Yesterday was the tenth anniversary of the arrival of the first prisoners at Guantanamo, brought there on military transport planes, shackled hand-to-waist, waist-to-ankles, their ankles bolted on the airplane floor, their ears and eyes goggled and their heads hooded. Glenn Greenwald describes how over that period, the principles of justice have been steadily subverted, first by Bush/Cheney and now by Obama, resulting in nightmarish treatment of people becoming routine.
It is worth reading the accounts of two of the people who were detained for long periods in Guantanamo.
One of them is Lakhdar Boumediene, a humanitarian aid worker for the Red Crescent society, who was held without trial for seven years. He says that “During that time my daughters grew up without me. They were toddlers when I was imprisoned, and were never allowed to visit or speak to me by phone. Most of their letters were returned as “undeliverable,” and the few that I received were so thoroughly and thoughtlessly censored that their messages of love and support were lost.”
The fact that the United States had made a mistake was clear from the beginning. Bosnia’s highest court investigated the American claim, found that there was no evidence against me and ordered my release. But instead, the moment I was released American agents seized me and the five others. We were tied up like animals and flown to Guantánamo, the American naval base in Cuba. I arrived on Jan. 20, 2002.
I still had faith in American justice. I believed my captors would quickly realize their mistake and let me go. But when I would not give the interrogators the answers they wanted — how could I, when I had done nothing wrong? — they became more and more brutal. I was kept awake for many days straight. I was forced to remain in painful positions for hours at a time. These are things I do not want to write about; I want only to forget.
It was his case that was heard by the Supreme Court in 2008 that ruled that he had a constitutional right to challenge his detention in court, and five months later a judge ruled that he be released.
Murat Kurnaz, a German of Turkish descent, also gives his account. While on a visit to Pakistan, he was handed over by the police to US authorities after the US launched a wide campaign that promised the poor people in that region that if they handed over Taliban or al Qaeda suspects, they would receive in exchange “enough money to take care of your family, your village, your tribe for the rest of your life.” Make an offer like that to desperately poor people, and a few of them will be unscrupulous enough to hand over innocent people for the reward.

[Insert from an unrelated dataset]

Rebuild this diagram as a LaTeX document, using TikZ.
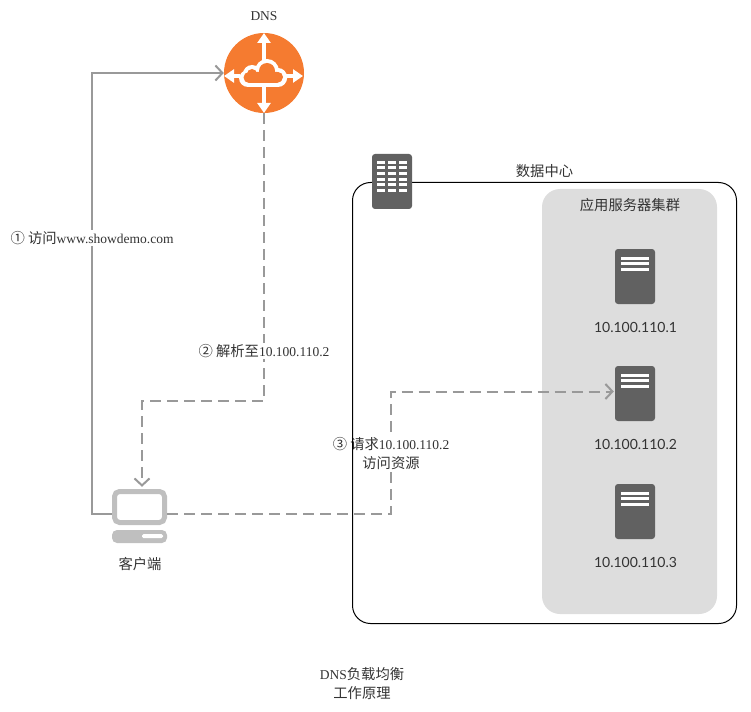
\documentclass[tikz,border=0pt]{standalone}
\usepackage{fontspec}
\usepackage{xcolor}
\usetikzlibrary{arrows.meta}
\setmainfont{Liberation Serif}
\newfontfamily\cjk{Noto Sans CJK SC}[Scale=1.06]
\newfontfamily\latofont{Lato}
\newcommand{\zh}[1]{{\cjk #1}}
\definecolor{dnsorange}{HTML}{F57B30}
\definecolor{iconink}{HTML}{616161}
\definecolor{clientgrey}{HTML}{BFBFBF}
\definecolor{clustergrey}{HTML}{DDDDDD}
\definecolor{flowgrey}{HTML}{999999}
\definecolor{textink}{HTML}{333333}

\tikzset{
  labeltext/.style={text=textink, inner sep=1pt, align=center, font=\fontsize{13.5}{19}\selectfont},
  flowlabel/.style={labeltext, fill=white},
  addrlabel/.style={text=textink, inner sep=0pt, font=\latofont\fontsize{14}{17}\selectfont},
  flow/.style={draw=flowgrey, line width=2pt, -{Straight Barb[length=7pt,width=15pt]}},
  flowdash/.style={flow, dash pattern=on 11pt off 6pt},
  servericon/.style={fill=iconink, rounded corners=3pt, minimum width=40pt, minimum height=55pt, inner sep=0pt}
}

\begin{document}
\begin{tikzpicture}[x=1pt, y=-1pt]
  \useasboundingbox (0,0) rectangle (751,711);

  \fill[clustergrey, rounded corners=18pt] (542,189) rectangle (717,614);

  % dns icon
  \node[circle, fill=dnsorange, minimum size=80pt, inner sep=0pt] (dns) at (264,73) {};
  \foreach \xa/\ya/\xb/\yb in {264/60/264/33, 264/86/264/113, 240/76/224/76, 286/76/303/76}
    \draw[white, line width=4pt, -{Triangle[length=10pt,width=13pt]}] (\xa,\ya) -- (\xb,\yb);
  \fill[white, rounded corners=9pt] (239,70) rectangle (287,87);
  \fill[white] (252,74) circle (9pt) (267,71) circle (12pt) (278,77) circle (9pt);
  \fill[dnsorange, rounded corners=5.5pt] (243.5,72) rectangle (282.5,83);
  \fill[dnsorange] (252,74) circle (5pt) (267,71) circle (8pt) (278,77) circle (5pt);

  % client icon
  \node[minimum width=55pt, minimum height=50pt, inner sep=0pt] (client) at (139.5,514) {};
  \draw[clientgrey, line width=5pt, rounded corners=5pt] (114.5,491.5) rectangle (164.5,522.5);
  \fill[clientgrey, rounded corners=5pt] (112,530) rectangle (167,543);
  \fill[white, rounded corners=1.5pt] (142,534) rectangle (163,538);

  % servers
  \foreach \n/\ypos/\ylabel in {1/276.5/327, 2/393.5/444, 3/511.5/562} {
    \node[servericon] (server\n) at (635,\ypos) {};
    \foreach \dy in {-18.2,-12.7,-7.2}
      \fill[white] (621,\ypos+\dy-1.5) rectangle (649,\ypos+\dy+1.5);
    \node[addrlabel] (addr\n) at (635.5,\ylabel) {10.100.110.\n};
  }

  % connectors
  \coordinate (leftbend) at (92,73);
  \coordinate (midbend) at (142,401);
  \coordinate (rightbend) at (391,514);
  \draw[flow] (client.west) -| (leftbend) -- (dns.west);
  \draw[flowdash] (dns.south) |- (midbend) -- ([xshift=2.5pt,yshift=2pt]client.north);
  \draw[flowdash] (client.east) -- (rightbend) |- ([yshift=2pt,xshift=-1pt]server2.west);

  \node[flowlabel] (step1) at (92,238) {\zh{① 访问}www.showdemo.com};
  \node[flowlabel] (step2) at (264,351) {\zh{② 解析至}10.100.110.2};
  \node[flowlabel] (step3) at (391,454) {\zh{③ 请求}10.100.110.2\\\zh{访问资源}};

  % data center
  \draw[black, line width=1pt, rounded corners=18pt] (352.5,182.5) rectangle (736.5,623.5);
  \node[servericon] (dcicon) at (392,181.5) {};
  \foreach \y in {162.5,168,174,179.5,185,190.5}
    \foreach \x in {377,388,399}
      \fill[white] (\x,\y-1.5) rectangle (\x+8,\y+1.5);

  \node[labeltext] (dnslabel) at (264,16) {DNS};
  \node[labeltext] (dclabel) at (544.5,171) {\zh{数据中心}};
  \node[labeltext] (clusterlabel) at (630,205) {\zh{应用服务器集群}};
  \node[labeltext] (clientlabel) at (140,564) {\zh{客户端}};
  \node[labeltext] (title) at (362,684) {DNS\zh{负载均衡}\\\zh{工作原理}};
\end{tikzpicture}
\end{document}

His description of the cruel treatment he suffered should make us all ashamed that our government created and allowed such things to happen.
During their interrogations, they dunked my head under water and punched me in the stomach; they don’t call this waterboarding but it amounts to the same thing. I was sure I would drown.
At one point, I was chained to the ceiling of a building and hung by my hands for days. A doctor sometimes checked if I was O.K.; then I would be strung up again. The pain was unbearable.
After about two months in Kandahar, I was transferred to Guantánamo. There were more beatings, endless solitary confinement, freezing temperatures and extreme heat, days of forced sleeplessness. The interrogations continued always with the same questions. I told my story over and over — my name, my family, why I was in Pakistan. Nothing I said satisfied them. I realized my interrogators were not interested in the truth.
Despite all this, I looked for ways to feel human. I have always loved animals. I started hiding a piece of bread from my meals and feeding the iguanas that came to the fence. When officials discovered this, I was punished with 30 days in isolation and darkness.
Kurnaz soon realized that his pleas of innocence were wasted because his interrogators were simply not interested. They simply wanted to inflict pain and suffering on those that they had already decided were guilty. After five years of such treatment, he was released because of pressure from the German government.
As a result of the infamous National Defense Authorization Act that was signed into law on New Year’s eve, coupled with the earlier Military Commissions Act of 2006 and the USA PATRIOT Act of 2001, the fate of those two people is something that could potentially await all of us.
History will look back on what we did at Guantanamo and wonder how we could have let the system of justice become so perverted.